* SET PROBLEM: Extract the lines from the start through the line that holds "[code] (end) at", both included, omitting all images.

* SUPPLIED INFORMATION:

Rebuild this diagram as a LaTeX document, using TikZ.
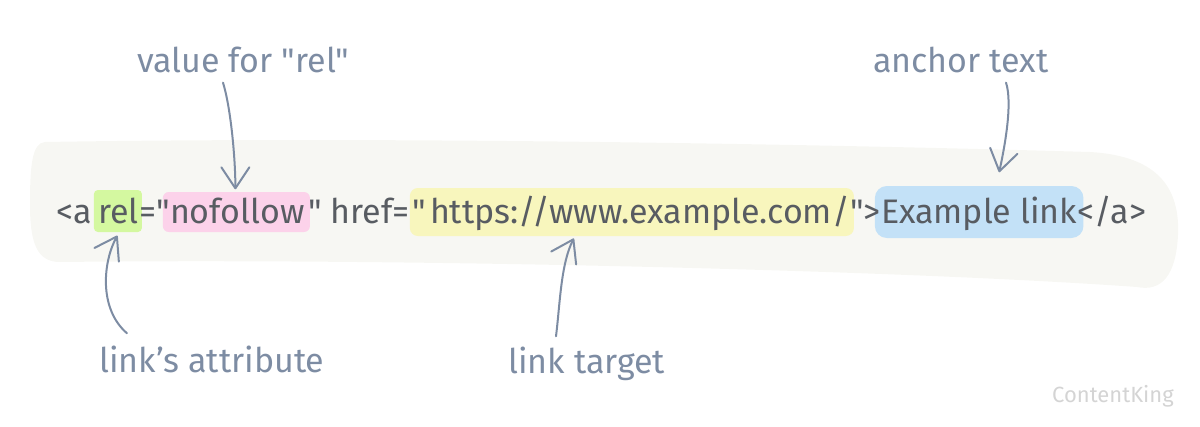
\documentclass[tikz,border=0pt]{standalone}
\usepackage{fontspec}
\setmainfont{Fira Sans}[Ligatures=TeXOff]
\usetikzlibrary{arrows.meta, calc, backgrounds}
\definecolor{codegray}{RGB}{88,92,98}
\definecolor{notegray}{RGB}{125,140,163}
\definecolor{blobfill}{RGB}{247,247,243}
\definecolor{hlgreen}{RGB}{212,248,160}
\definecolor{hlpink}{RGB}{252,210,234}
\definecolor{hlyellow}{RGB}{248,246,189}
\definecolor{hlblue}{RGB}{195,225,247}
\definecolor{markgray}{RGB}{212,212,212}

\begin{document}
\begin{tikzpicture}[x=1pt, y=-1pt,
	>={Straight Barb[length=21pt, width=28pt, round]},
	code/.style={inner sep=0pt, anchor=base west, text=codegray, font=\fontsize{34}{40}\selectfont},
	note/.style={inner sep=0pt, anchor=base west, text=notegray, font=\fontsize{34}{40}\selectfont},
	pointer/.style={->, draw=notegray, line width=2pt, line cap=round}]
	\useasboundingbox (0,0) rectangle (1200,426);

	% the line of html
	\node [code] (open) at (56,223) {<a};
	\node [code] (rel) at ($(open.base east)+(6,0)$) {rel};
	\node [code] (eq) at (rel.base east) {="};
	\node [code] (nofollow) at (eq.base east) {nofollow};
	\node [code] (href) at ($(nofollow.base east)+(3,0)$) {" href=};
	\node [code] (quote) at ($(href.base east)+(2,0)$) {"};
	\node [code] (url) at ($(quote.base east)+(4,0)$) {https://www.example.com/};
	\node [code] (close) at (url.base east) {">};
	\node [code] (anchor) at (close.base east) {Example link};
	\node [code] (end) at (anchor.base east) {</a>};

	\begin{pgfonlayer}{background}
		\fill [blobfill] (45,142) .. controls (400,136) and (850,145) .. (1090,152)
			.. controls (1160,156) and (1180,190) .. (1178,235)
			.. controls (1176,275) and (1162,292) .. (1137,287)
			.. controls (900,270) and (400,258) .. (60,262)
			.. controls (38,262) and (30,245) .. (30,205)
			.. controls (30,165) and (32,143) .. (45,142) -- cycle;
		\fill [hlgreen, rounded corners=4pt] ($(rel.base west)+(-4,-33)$) rectangle ($(rel.base east)+(3,9)$);
		\fill [hlpink, rounded corners=6pt] ($(nofollow.base west)+(-7,-31)$) rectangle ($(nofollow.base east)+(5,9)$);
		\fill [hlyellow, rounded corners=8pt] ($(quote.base west)+(-2,-35)$) rectangle ($(url.base east)+(4,13)$);
		\fill [hlblue, rounded corners=12pt] ($(anchor.base west)+(-6,-37)$) rectangle ($(anchor.base east)+(6,15)$);
	\end{pgfonlayer}

	% notes
	\node [note] (value) at (137,72) {value for "rel"};
	\node [note] (text) at (873,72) {anchor text};
	\node [note] (attr) at (99,372) {link’s attribute};
	\node [note] (target) at (508,373) {link target};
	\node [inner sep=0pt, anchor=base west, text=markgray, font=\fontsize{22}{26}\selectfont] (brand) at (1052,402) {ContentKing};

	\coordinate (Svalue) at ($(value.south west)+(86,10)$);
	\coordinate (Enofollow) at ($(nofollow.north)+(-2,-8)$);
	\draw [pointer] (Svalue) .. controls ($(Svalue)+(8,26)$) and ($(Enofollow)+(0,-30)$) .. (Enofollow);

	\coordinate (Stext) at ($(text.south west)+(133,10)$);
	\coordinate (Eanchor) at ($(anchor.north)+(20,-24)$);
	\draw [pointer] (Stext) .. controls ($(Stext)+(7,21)$) and ($(Eanchor)+(5,-23)$) .. (Eanchor);

	\coordinate (Sattr) at ($(attr.north west)+(28,-12)$);
	\coordinate (Erel) at ($(rel.south)+(-1,12)$);
	\draw [pointer] (Sattr) .. controls ($(Sattr)+(-29,-25)$) and ($(Erel)+(-14,25)$) .. (Erel);

	\coordinate (Starget) at ($(target.north west)+(48,-10)$);
	\coordinate (Eurl) at ($(url.south)+(-66,8)$);
	\draw [pointer] (Starget) .. controls ($(Starget)+(4,-32)$) and ($(Eurl)+(-13,25)$) .. (Eurl);
\end{tikzpicture}
\end{document}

* RESULT OF THE EXERCISE:
Rebuild this diagram as a LaTeX document, using TikZ.
\documentclass[tikz,border=0pt]{standalone}
\usepackage{fontspec}
\setmainfont{Fira Sans}[Ligatures=TeXOff]
\usetikzlibrary{arrows.meta, calc, backgrounds}
\definecolor{codegray}{RGB}{88,92,98}
\definecolor{notegray}{RGB}{125,140,163}
\definecolor{blobfill}{RGB}{247,247,243}
\definecolor{hlgreen}{RGB}{212,248,160}
\definecolor{hlpink}{RGB}{252,210,234}
\definecolor{hlyellow}{RGB}{248,246,189}
\definecolor{hlblue}{RGB}{195,225,247}
\definecolor{markgray}{RGB}{212,212,212}

\begin{document}
\begin{tikzpicture}[x=1pt, y=-1pt,
	>={Straight Barb[length=21pt, width=28pt, round]},
	code/.style={inner sep=0pt, anchor=base west, text=codegray, font=\fontsize{34}{40}\selectfont},
	note/.style={inner sep=0pt, anchor=base west, text=notegray, font=\fontsize{34}{40}\selectfont},
	pointer/.style={->, draw=notegray, line width=2pt, line cap=round}]
	\useasboundingbox (0,0) rectangle (1200,426);

	% the line of html
	\node [code] (open) at (56,223) {<a};
	\node [code] (rel) at ($(open.base east)+(6,0)$) {rel};
	\node [code] (eq) at (rel.base east) {="};
	\node [code] (nofollow) at (eq.base east) {nofollow};
	\node [code] (href) at ($(nofollow.base east)+(3,0)$) {" href=};
	\node [code] (quote) at ($(href.base east)+(2,0)$) {"};
	\node [code] (url) at ($(quote.base east)+(4,0)$) {https://www.example.com/};
	\node [code] (close) at (url.base east) {">};
	\node [code] (anchor) at (close.base east) {Example link};
	\node [code] (end) at (anchor.base east) {</a>};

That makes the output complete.